◎要約:『子ども・思春期の身体症状は、PTSDがある時の方が、種類が多く強くなるかもしれない』
子どもの腹痛や頭痛等の身体症状は、原因がはっきりしないことも多く、日常生活や学業の継続(登校状況)に大きな影響を及ぼすことがあります。
今回は、心的外傷症状(PTSD)と身体症状との関係について調べた研究をご紹介します。
Somatic and Posttraumatic Stress Symptoms in Children and Adolescents in France
子どもと思春期における身体症状と心的外傷後ストレス症状
フランスにおける研究で、363人の子ども・思春期若年者(平均13.58歳、47.9%女性)が対象となりました。
身体症状として、片頭痛、動悸、吐き気、倦怠、不眠が含まれ、その頻度や強さと、心的外傷体験の有無の関連について調べています。
結果として、以下の内容が示されました。
・PTSDがある場合には、(PTSDのない場合に比較して)身体症状の数が多くなっていました(PTSDあり7.0 vs PTSDなし4.0)。

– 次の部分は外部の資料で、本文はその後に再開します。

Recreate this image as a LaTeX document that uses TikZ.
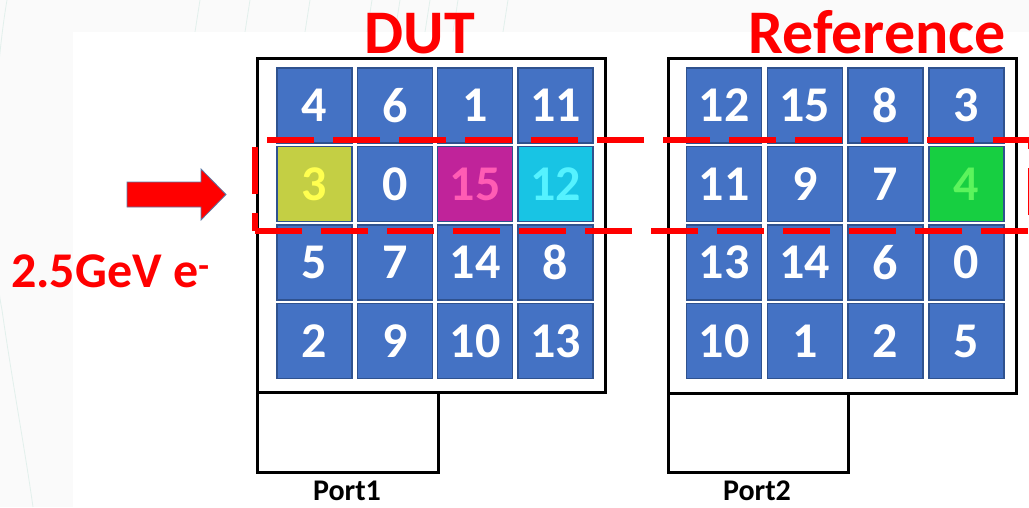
\documentclass[tikz,border=0pt]{standalone}
\usepackage{fontspec}
\setmainfont{Carlito}
\definecolor{tileblue}{HTML}{4472C4}
\definecolor{tileedge}{HTML}{2F528F}
\definecolor{arrowedge}{HTML}{5B7BA8}
\definecolor{olive}{HTML}{C4CF44}
\definecolor{olivetxt}{HTML}{FFFF50}
\definecolor{magent}{HTML}{C0239A}
\definecolor{magenttxt}{HTML}{FF5CB4}
\definecolor{cyanfill}{HTML}{18C4E4}
\definecolor{cyantxt}{HTML}{55F2FF}
\definecolor{greenfill}{HTML}{17CF41}
\definecolor{greentxt}{HTML}{5CF45C}
\definecolor{slidegrey}{HTML}{FAFAFA}
\definecolor{slideline}{HTML}{E2F0EC}
\begin{document}
\begin{tikzpicture}[x=1pt,y=-1pt,
  tile/.style={draw=tileedge, line width=1.5pt, fill=tileblue, text=white,
    minimum width=75pt, minimum height=75pt, inner sep=0pt,
    font=\fontsize{50}{60}\selectfont\bfseries},
  tileY/.style={tile, fill=olive, text=olivetxt},
  tileM/.style={tile, fill=magent, text=magenttxt},
  tileC/.style={tile, fill=cyanfill, text=cyantxt},
  tileG/.style={tile, fill=greenfill, text=greentxt},
  frame/.style={draw=black, line width=3pt, fill=white},
  heading/.style={text=red, inner sep=0pt, anchor=base,
    font=\fontsize{62}{70}\selectfont\bfseries},
  portlabel/.style={inner sep=0pt, anchor=base,
    font=\fontsize{30}{34}\selectfont\bfseries},
  beamrow/.style={draw=red, line width=5.5pt, dash pattern=on 47pt off 19pt}
]
\useasboundingbox (0,0) rectangle (1029,507);
\clip (0,0) rectangle (1029,507);

% slide background
\fill[slidegrey] (0,0) rectangle (1029,507);
\begin{scope}
  \clip (0,0) rectangle (1029,32) (0,0) rectangle (73,507);
  \draw[slideline, line width=0.8pt] (7,0) .. controls (-10,100) and (-10,250) .. (2,310)
    .. controls (12,380) and (25,450) .. (33,507);
  \foreach \sx in {200,250,310,372,400,430,458,508}
    \draw[slideline, line width=0.8pt] (\sx,0) -- (\sx-5,32);
\end{scope}
\fill[white] (73,32) rectangle (1029,507);

% module outlines and readout ports
\draw[frame] (257,392) rectangle (438,472);
\draw[frame] (668,393) rectangle (848,472);
\draw[frame] (257,58) rectangle (605,392);
\draw[frame] (668,58) rectangle (1016,393);

% DUT channel map
\foreach \r/\c/\v/\s in {
  0/0/4/tile, 0/1/6/tile, 0/2/1/tile, 0/3/11/tile,
  1/0/3/tileY, 1/1/0/tile, 1/2/15/tileM, 1/3/12/tileC,
  2/0/5/tile, 2/1/7/tile, 2/2/14/tile, 2/3/8/tile,
  3/0/2/tile, 3/1/9/tile, 3/2/10/tile, 3/3/13/tile}
  \node[style=\s] (d-\r-\c) at ({314.5+80.3*\c},{105.5+78.5*\r}) {\raisebox{-2pt}{\v}};

% Reference channel map
\foreach \r/\c/\v/\s in {
  0/0/12/tile, 0/1/15/tile, 0/2/8/tile, 0/3/3/tile,
  1/0/11/tile, 1/1/9/tile, 1/2/7/tile, 1/3/4/tileG,
  2/0/13/tile, 2/1/14/tile, 2/2/6/tile, 2/3/0/tile,
  3/0/10/tile, 3/1/1/tile, 3/2/2/tile, 3/3/5/tile}
  \node[style=\s] (r-\r-\c) at ({724+80.8*\c},{105.5+78.5*\r}) {\raisebox{-2pt}{\v}};

% headings and labels
\node[heading] (dut) at (420,53) {DUT};
\node[heading] (ref) at (877,53) {Reference};
\node[portlabel] (p1) at (347,500) {Port1};
\node[portlabel] (p2) at (757,500) {Port2};
\node[text=red, inner sep=0pt, anchor=base west,
  font=\fontsize{50}{60}\selectfont\bfseries] (beam) at (11,287) {2.5GeV e\textsuperscript{-}};

% incoming beam
\draw[fill=red, draw=arrowedge, line width=0.8pt]
  (127,182) -- (201,182) -- (201,169) -- (226,194.5) -- (201,220) -- (201,207) -- (127,207) -- cycle;

% row crossed by the beam
\coordinate (bl) at (255,231);
\coordinate (br) at (1031,231);
\coordinate (tr) at (1031,140);
\coordinate (tl) at (255,140);
\draw[beamrow] (bl) -- (br) -- (tr) -- (tl) -- cycle;
\end{tikzpicture}
\end{document}
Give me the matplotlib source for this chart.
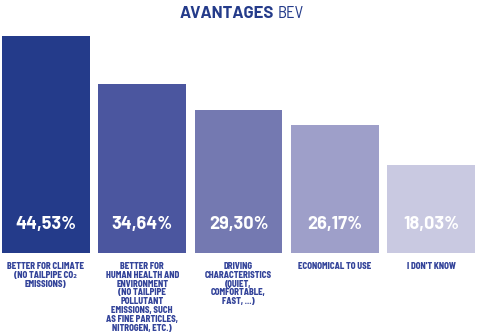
import matplotlib.pyplot as plt

categories = [
    "BETTER FOR CLIMATE\n(NO TAILPIPE CO\u2082\nEMISSIONS)",
    "BETTER FOR\nHUMAN HEALTH AND\nENVIRONMENT\n(NO TAILPIPE\nPOLLUTANT\nEMISSIONS, SUCH\nAS FINE PARTICLES,\nNITROGEN, ETC.)",
    "DRIVING\nCHARACTERISTICS\n(QUIET,\nCOMFORTABLE,\nFAST, ...)",
    "ECONOMICAL TO USE",
    "I DON'T KNOW",
]
values = [44.53, 34.64, 29.30, 26.17, 18.03]
value_labels = ["44,53%", "34,64%", "29,30%", "26,17%", "18,03%"]
colors = ["#243b8a", "#4b569f", "#7479b1", "#9e9fc9", "#c9c9e1"]

plt.rcParams["font.family"] = ["Barlow Semi Condensed", "DejaVu Sans"]
wide = ["Barlow", "DejaVu Sans"]

fig = plt.figure(figsize=(4.8, 3.35), dpi=100)
ax = fig.add_axes([2 / 480, 82 / 335, 473 / 480, 217 / 335])

x = range(len(values))
ax.bar(x, values, width=0.91, color=colors)
ax.set_xlim(-0.455, 4.455)
ax.set_ylim(0, max(values))
ax.axis("off")

for i, (lab, cat) in enumerate(zip(value_labels, categories)):
    ax.annotate(lab, xy=(i, 0), xytext=(0, 17.3), textcoords="offset points",
                ha="center", va="baseline", color="white", fontsize=13,
                fontweight="bold", family=wide)
    ax.annotate(cat, xy=(i, 0), xytext=(0, -6.5), textcoords="offset points",
                ha="center", va="top", color="#34449a", fontsize=6.3,
                fontweight="heavy", linespacing=0.97)

fig.text(274 / 480, 1 - 18.5 / 335, "AVANTAGES", ha="right", va="baseline",
         color="#243b8a", fontsize=12, fontweight="bold", family=wide)
fig.text(278 / 480, 1 - 18.5 / 335, "BEV", ha="left", va="baseline",
         color="#243b8a", fontsize=12)

fig.savefig("out.png", dpi=100)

・PTSDがある場合には、身体症状の程度も強くなっていました(今回用いられた尺度で、10.4 vs 4.8)。
・多くの身体症状がPTSD症状が強い場合に、強くなっていました(例:胃痛や頭痛)。
思春期の身体症状のほとんどが心理的な背景のみで説明されるというわけではないと思われますが、PTSD症状と共通と背景となる不安などの要素が関連している可能性が考えられました。